Write the lines out again, from the top of the material to the line containing "(0,0) rectangle (970,372);", pictures excluded.

DATA EXCERPT:
################

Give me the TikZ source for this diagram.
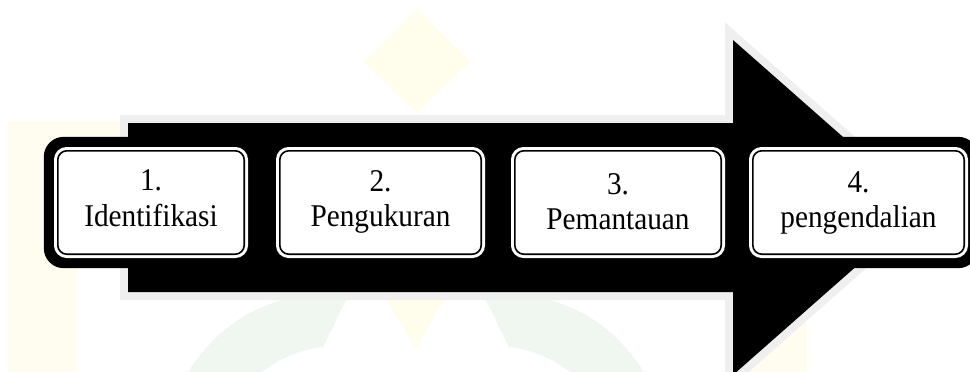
\documentclass[tikz,border=0pt]{standalone}
\usepackage{fontspec}
\setmainfont{Liberation Serif}[Ligatures=NoCommon]
\usepackage{graphicx}

\definecolor{halo}{RGB}{239,239,239}
\definecolor{wmyellow}{RGB}{255,253,236}
\definecolor{wmbeige}{RGB}{255,252,240}
\definecolor{wmgreen}{RGB}{240,247,241}

\pgfdeclarelayer{background}
\pgfsetlayers{background,main}

\tikzset{
  stepbox/.style={rectangle, rounded corners=9pt, fill=white, draw=white,
    line width=3pt, double=black, double distance=1.6pt,
    inner sep=0pt, outer sep=0pt, minimum height=103.4pt},
  bandbg/.style={fill=black, rounded corners=20pt},
  steptext/.style={anchor=base, inner sep=0pt,
    font=\fontsize{29.3}{35}\selectfont},
}
\newcommand{\tallword}[1]{\scalebox{1}[1.08]{#1}}

\begin{document}
\begin{tikzpicture}[x=1pt, y=-1pt]
\useasboundingbox (0,0) rectangle (970,372);

\begin{pgfonlayer}{background}
% faint emblem in the background
\fill[wmyellow] (417,8) -- (470,62) -- (417,113) -- (363,62) -- cycle;
\fill[wmbeige] (8,121) -- (120,121) -- (120,267) -- (78,267) -- (78,372) -- (8,372) -- cycle;
\fill[wmbeige] (740,323) rectangle (807,372);
\fill[wmgreen] (188,372) .. controls (215,330) and (250,308) .. (283,300)
  -- (346,300) -- (323,347) .. controls (300,350) and (280,358) .. (262,372) -- cycle;
\fill[wmgreen] (644,372) .. controls (617,330) and (582,308) .. (549,300)
  -- (486,300) -- (509,347) .. controls (532,350) and (552,358) .. (570,372) -- cycle;
\fill[wmyellow] (386,300) -- (443,300) -- (416,350) -- cycle;

% the big arrow with its light halo
\fill[black, preaction={draw=halo, line width=16pt, line join=miter}]
  (128,123) -- (733,123) -- (733,40) -- (923,207.5) -- (733,375)
  -- (733,292) -- (128,292) -- cycle;
\end{pgfonlayer}

% step boxes
\node[stepbox, minimum width=186.4pt] (b1) at (151,202.5) {};
\node[stepbox, minimum width=201.4pt] (b2) at (380.5,202.5) {};
\node[stepbox, minimum width=206.4pt] (b3) at (618,202.5) {};
\node[stepbox, minimum width=211.4pt] (b4) at (858.5,202.5) {};

% black rounded backing behind each box
\begin{pgfonlayer}{background}
\foreach \b in {b1,b2,b3,b4}{
  \fill[bandbg] ([shift={(-14,-14)}]\b.north west) rectangle ([shift={(14,14)}]\b.south east);
}
\end{pgfonlayer}

% labels
\node[steptext] (t1a) at (151,190.7) {\tallword{1.}};
\node[steptext] (t1b) at (151,226.7) {\tallword{Identifikasi}};
\node[steptext] (t2a) at (380.5,191) {\tallword{2.}};
\node[steptext] (t2b) at (380.5,226.5) {\tallword{Pengukuran}};
\node[steptext] (t3a) at (618,194) {\tallword{3.}};
\node[steptext] (t3b) at (618,229) {\tallword{Pemantauan}};
\node[steptext] (t4a) at (858.5,192) {\tallword{4.}};
\node[steptext] (t4b) at (858.5,227) {\tallword{pengendalian}};
\end{tikzpicture}
\end{document}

################

SOLUTION FOR THIS EXERCISE:
Give me the TikZ source for this diagram.
\documentclass[tikz,border=0pt]{standalone}
\usepackage{fontspec}
\setmainfont{Liberation Serif}[Ligatures=NoCommon]
\usepackage{graphicx}

\definecolor{halo}{RGB}{239,239,239}
\definecolor{wmyellow}{RGB}{255,253,236}
\definecolor{wmbeige}{RGB}{255,252,240}
\definecolor{wmgreen}{RGB}{240,247,241}

\pgfdeclarelayer{background}
\pgfsetlayers{background,main}

\tikzset{
  stepbox/.style={rectangle, rounded corners=9pt, fill=white, draw=white,
    line width=3pt, double=black, double distance=1.6pt,
    inner sep=0pt, outer sep=0pt, minimum height=103.4pt},
  bandbg/.style={fill=black, rounded corners=20pt},
  steptext/.style={anchor=base, inner sep=0pt,
    font=\fontsize{29.3}{35}\selectfont},
}
\newcommand{\tallword}[1]{\scalebox{1}[1.08]{#1}}

\begin{document}
\begin{tikzpicture}[x=1pt, y=-1pt]
\useasboundingbox (0,0) rectangle (970,372);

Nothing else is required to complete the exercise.